Il problema dei diritti umani nel mondo islamico non è legato solo all'apostasia. Anche persone che vogliono continuare a vivere nell'Islam, sono sottoposte a pressioni sociali inaudite. Un esempio: molte ragazze che vivono in Egitto oggi, si coprono col velo. Si dice lo facciano volontariamente. Ma la pressione sociale è tale che, se una ragazza esce senza velo, tutti i vicini di casa cominciano a dire: non vi vergognate? Vostra figlia è una ragazza senza pudore. Così perfino le donne cristiane alla fine dicono: preferiamo mettere il velo pur di stare in pace! L'apostasia è la punta dell'iceberg di un problema enorme: a tutt'oggi, nel mondo islamico vi sono un miliardo di persone costrette in una prigione ideologico-religiosa, che nega loro i diritti umani fondamentali. Questa stortura sta allontanando molta gente dalla fede islamica. A Teheran i giovani si allontanano sempre più dall'Islam, cercando la verità in altre religioni: non sopportano più questa giustificazione alla violenza. Forse è per questo che in Iran, tutti i siti cristiani sono censurati o oscurati.

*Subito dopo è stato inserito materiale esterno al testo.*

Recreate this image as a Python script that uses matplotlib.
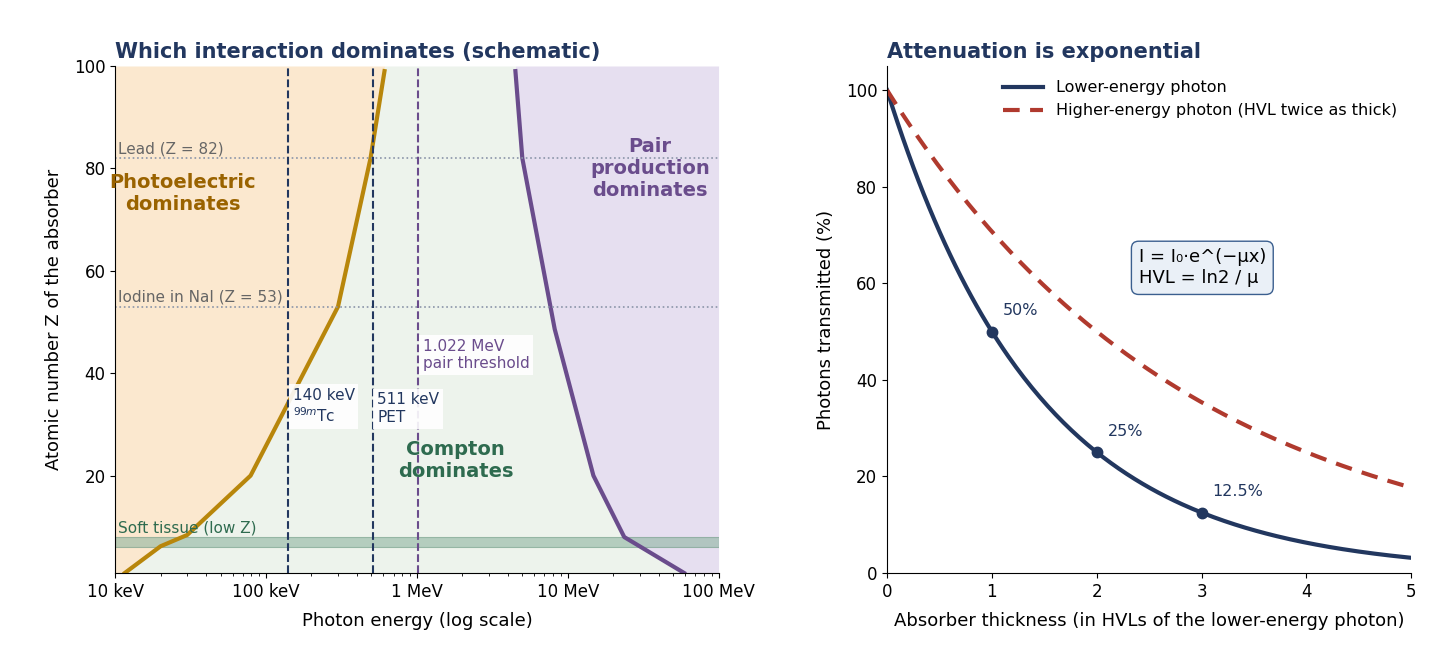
import numpy as np
import matplotlib
matplotlib.use('Agg')
import matplotlib.pyplot as plt

# Left panel: boundaries (keV, Z)
pe_energy = [11.6, 20, 30, 79, 300, 493, 610]
pe_z = [1, 6.2, 8.4, 20, 53, 82, 99]
pp_energy = [4500, 5000, 8200, 14800, 23700, 59000]
pp_z = [99, 82, 48.6, 20, 8, 1]

# Right panel
thickness = np.linspace(0, 5, 200)
marker_x = [1, 2, 3]
marker_labels = ['50%', '25%', '12.5%']

NAVY = '#22375f'
ORANGE = '#b8860b'
PURPLE = '#6a4c8c'
GREEN = '#2e6b4f'
RED = '#b03a2e'

fig = plt.figure(figsize=(14.4, 6.6), dpi=100)
ax = fig.add_axes([0.08, 0.132, 0.419, 0.768])
ax2 = fig.add_axes([0.616, 0.132, 0.364, 0.768])

ax.set_xscale('log')
ax.set_xlim(10, 1e5)
ax.set_ylim(1, 100)

zz = np.linspace(1, 100, 2000)
pe_x = 10 ** np.interp(zz, pe_z, np.log10(pe_energy))
pp_x = 10 ** np.interp(zz, pp_z[::-1], np.log10(pp_energy[::-1]))
ax.fill_betweenx(zz, 10, pe_x, color='#fbe8cf', lw=0)
ax.fill_betweenx(zz, pe_x, pp_x, color='#edf3ec', lw=0)
ax.fill_betweenx(zz, pp_x, 1e5, color='#e6dff0', lw=0)
ax.plot(pe_energy, pe_z, color=ORANGE, lw=3)
ax.plot(pp_energy, pp_z, color=PURPLE, lw=3)

ax.axhspan(6, 8, color='#8fb5a0', alpha=0.6, lw=0.8, ec='#6f9a84')
ax.text(10.5, 8.8, 'Soft tissue (low Z)', color=GREEN, fontsize=11)
for z, lab in [(82, 'Lead (Z = 82)'), (53, 'Iodine in NaI (Z = 53)')]:
    ax.axhline(z, color='#8a94a8', ls=':', lw=1.2)
    ax.text(10.5, z + 1, lab, color='#666666', fontsize=11)

ax.axvline(140, color=NAVY, ls='--', lw=1.5)
ax.axvline(511, color=NAVY, ls='--', lw=1.5)
ax.axvline(1022, color=PURPLE, ls='--', lw=1.5)
bb = dict(boxstyle='square,pad=0.25', fc='white', ec='none', alpha=0.9)
ax.text(150, 30.5, '140 keV\n$^{99m}$Tc', color=NAVY, fontsize=11, bbox=bb)
ax.text(545, 30.5, '511 keV\nPET', color=NAVY, fontsize=11, bbox=bb)
ax.text(1090, 41, '1.022 MeV\npair threshold', color=PURPLE, fontsize=11, bbox=bb)

ax.text(28, 75, 'Photoelectric\ndominates', color='#9a6300', fontsize=14,
        fontweight='bold', ha='center', va='center')
ax.text(1800, 23, 'Compton\ndominates', color=GREEN, fontsize=14,
        fontweight='bold', ha='center', va='center')
ax.text(35000, 80, 'Pair\nproduction\ndominates', color=PURPLE, fontsize=14,
        fontweight='bold', ha='center', va='center')

ax.set_xticks([10, 100, 1000, 1e4, 1e5])
ax.set_xticklabels(['10 keV', '100 keV', '1 MeV', '10 MeV', '100 MeV'])
ax.set_yticks([20, 40, 60, 80, 100])
ax.tick_params(labelsize=12)
ax.set_xlabel('Photon energy (log scale)', fontsize=13, labelpad=8)
ax.set_ylabel('Atomic number Z of the absorber', fontsize=13, labelpad=8)
ax.set_title('Which interaction dominates (schematic)', loc='left',
             color=NAVY, fontsize=15, fontweight='bold')
for s in ['top', 'right']:
    ax.spines[s].set_visible(False)

# Right panel
low = 100 * 0.5 ** thickness
high = 100 * 0.5 ** (thickness / 2)
ax2.plot(thickness, low, color=NAVY, lw=3, label='Lower-energy photon')
ax2.plot(thickness, high, color=RED, lw=3, ls=(0, (4, 2.5)),
         label='Higher-energy photon (HVL twice as thick)')
for x, lab in zip(marker_x, marker_labels):
    y = 100 * 0.5 ** x
    ax2.plot(x, y, 'o', color=NAVY, ms=7.5)
    ax2.annotate(lab, (x, y), xytext=(8, 12), textcoords='offset points',
                 color=NAVY, fontsize=11.5)
ax2.text(2.4, 60, 'I = I₀·e^(−μx)\nHVL = ln2 / μ', fontsize=13,
         bbox=dict(boxstyle='round,pad=0.4', fc='#eaf0f7', ec='#3b5f8f'))
ax2.set_xlim(0, 5)
ax2.set_ylim(0, 105)
ax2.set_yticks([0, 20, 40, 60, 80, 100])
ax2.tick_params(labelsize=12)
ax2.set_xlabel('Absorber thickness (in HVLs of the lower-energy photon)',
               fontsize=13, labelpad=8)
ax2.set_ylabel('Photons transmitted (%)', fontsize=13, labelpad=8)
ax2.set_title('Attenuation is exponential', loc='left', color=NAVY,
              fontsize=15, fontweight='bold')
ax2.legend(loc='upper right', frameon=False, fontsize=11.5, handlelength=2.5)
for s in ['top', 'right']:
    ax2.spines[s].set_visible(False)

fig.savefig('out.png', dpi=100)
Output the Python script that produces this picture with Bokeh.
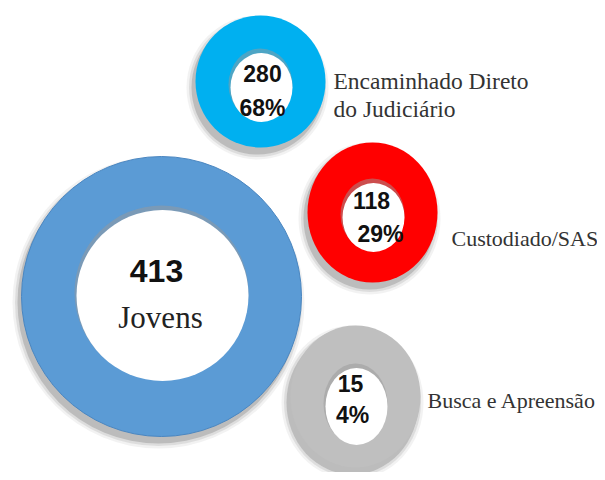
from bokeh.plotting import figure
from bokeh.models import Range1d
from bokeh.core.properties import value
from bokeh.embed import file_html
from bokeh.resources import INLINE

# ---- data ----
total = 413
total_label = "Jovens"
categories = ["Encaminhado Direto|do Judiciário", "Custodiado/SAS", "Busca e Apreensão"]
counts = [280, 118, 15]
percents = [68, 29, 4]
colors = ["#00B0F0", "#FF0000", "#BFBFBF"]
total_color = "#5B9BD5"

# ---- layout (pixel coordinates of the picture) ----
cx = [260, 372, 355]
cy = [81, 212, 396]
rx = [65, 65, 65]
ry = [66, 70, 71]
hx = [32, 32, 32]
hy = [36, 36, 40]
hcy = [84, 214, 403]
num_pos = [(262, 73), (371, 200), (350, 383)]
pct_pos = [(262, 107), (380, 233), (352, 414)]
lab_pos = [(333, 80), (451, 238), (427, 400)]
lab_size = ["23.5px", "22px", "22px"]
big = dict(x=161, y=296, r=140, hr=87, hy=292)

W, H = 597, 472
p = figure(width=W, height=H, output_backend="svg", toolbar_location=None,
           x_range=Range1d(0, W), y_range=Range1d(H, 0),
           min_border=0, outline_line_color=None)
p.axis.visible = False
p.grid.visible = False
p.background_fill_color = "white"
p.border_fill_color = "white"

def shadow(x, y, w, h):
    for k, a in [(12, 0.08), (7, 0.13), (2, 0.24)]:
        p.ellipse(x=[x - 3], y=[y + 6], width=[w + k], height=[h + k],
                  fill_color="#555555", fill_alpha=a, line_color=None)

def hole(x, y, w, h):
    p.ellipse(x=[x], y=[y], width=[w], height=[h], fill_color="#9a9a9a",
              fill_alpha=0.5, line_color=None)
    p.ellipse(x=[x + 1], y=[y + 3], width=[w - 2], height=[h - 3],
              fill_color="white", line_color=None)

# big total donut
shadow(big["x"], big["y"], 2 * big["r"], 2 * big["r"])
p.ellipse(x=[big["x"]], y=[big["y"]], width=[2 * big["r"]], height=[2 * big["r"]],
          fill_color=total_color, line_color="#4a86c0", line_width=1)
hole(big["x"], big["hy"], 2 * big["hr"], 2 * big["hr"])
p.text(x=[156], y=[270], text=[str(total)], text_font=value("Liberation Sans"),
       text_font_style="bold", text_font_size="32px", text_color="#111111",
       text_align="center", text_baseline="middle")
p.text(x=[160], y=[317], text=[total_label], text_font=value("Liberation Serif"),
       text_font_size="31px", text_color="#222222",
       text_align="center", text_baseline="middle")

# category donuts
for i in range(len(counts)):
    shadow(cx[i], cy[i], 2 * rx[i], 2 * ry[i])
    p.ellipse(x=[cx[i]], y=[cy[i]], width=[2 * rx[i]], height=[2 * ry[i]],
              fill_color=colors[i], line_color=None)
    hole(cx[i], hcy[i], 2 * hx[i], 2 * hy[i])
    p.text(x=[num_pos[i][0]], y=[num_pos[i][1]], text=[str(counts[i])],
           text_font=value("Liberation Sans"), text_font_style="bold",
           text_font_size="23px", text_color="#111111",
           text_align="center", text_baseline="middle")
    p.text(x=[pct_pos[i][0]], y=[pct_pos[i][1]], text=[f"{percents[i]}%"],
           text_font=value("Liberation Sans"), text_font_style="bold",
           text_font_size="23px", text_color="#111111",
           text_align="center", text_baseline="middle")
    lines = categories[i].split("|")
    for j, line in enumerate(lines):
        p.text(x=[lab_pos[i][0]], y=[lab_pos[i][1] + 28 * j], text=[line],
               text_font=value("Liberation Serif"), text_font_size=lab_size[i],
               text_color="#333333", text_align="left", text_baseline="middle")

open("out.html", "w").write(file_html(p, INLINE))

La sofferenza del mondo islamico è accresciuta dall'informazione globalizzata. Grazie a televisione, radio e internet, le idee di libertà, sui diritti umani si diffondono e questo aumenta il desiderio e la frustrazione dei musulmani, che non vedono "nessun futuro" per sé e le loro famiglie. Occorre che chi vive nei paesi islamici trovi non solo il pane, ma anche i diritti umani. Se l'Europa non lavora per questo, tutte le prediche sulla globalizzazione sono solo chiacchiere. Tacere è un'ingiustizia fatta a milioni di persone. È giunto il tempo della denuncia, non per aggredire, ma per amore.